In the case against a former CIA officer accused of leaking national security secrets to a reporter, the government decided to go after the reporter. That reporter, James Risen of the New York Times, has been living for years under the threat of being sent to jail unless he would swear under oath who his sources were. Recently, Attorney General Eric Holder announced that Justice Dept prosecutors would not demand in court that Risen name his source(s). Just this week, the defense in that case said the same. So, Risen is off the hook.
What Holder did not say is important too: he did not say he was sorry to James Risen (which he should do). Nor did he say that he would institute a policy under which no reporter who commits no other crime will be threatened with jail just for protecting the identity of confidential sources. This is still a matter of prosecutorial discretion.
Here is the Washington Post version.
In another matter involving the relationship between government and the news media, Holder announced just yesterday that he is putting in place a new policy under which he will forbid the government from secretly tapping journalists’ telephones or hacking their emails.
Here is the AP version. Here is the WaPo. Here are the AG’s new guidelines. (It takes more than two pages of single-spaced gobbledeegook to fall short of what the founders said in 11 words: Congress shall make no law abridging the freedom of the press.”)

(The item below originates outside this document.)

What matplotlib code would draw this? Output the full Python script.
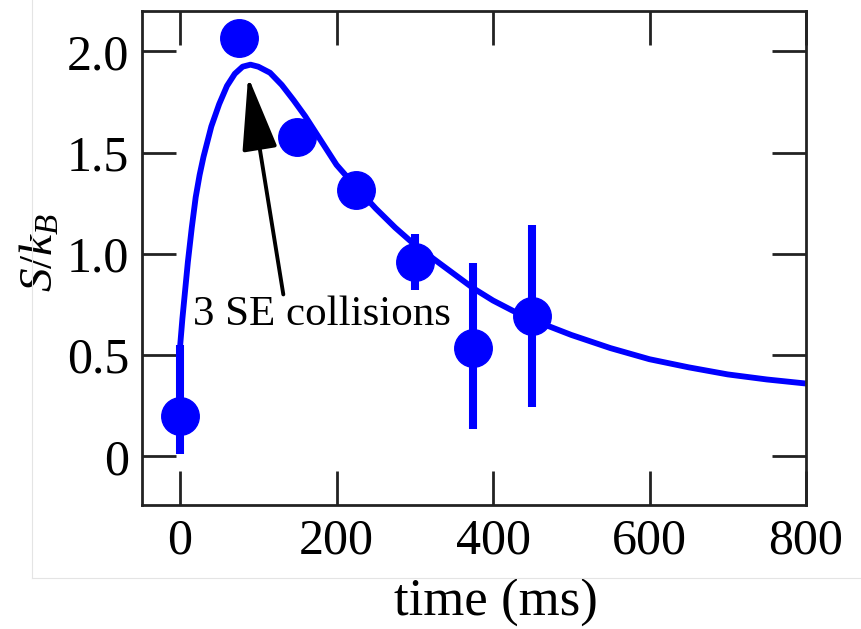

These are the right things to do, as far as they go. But they don’t go nearly far enough. The fact is, presidents and attorneys general come and go; prosecutors and NSA agents follow policy or they don’t. What we need to ensure that policies endure past different administrations and have real consequences is a “shield law” passed by Congress that protects journalists nationwide. What we really need is for the Supreme Court to read the First Amendment properly and decide, once and for all, that press freedom extends to reporting.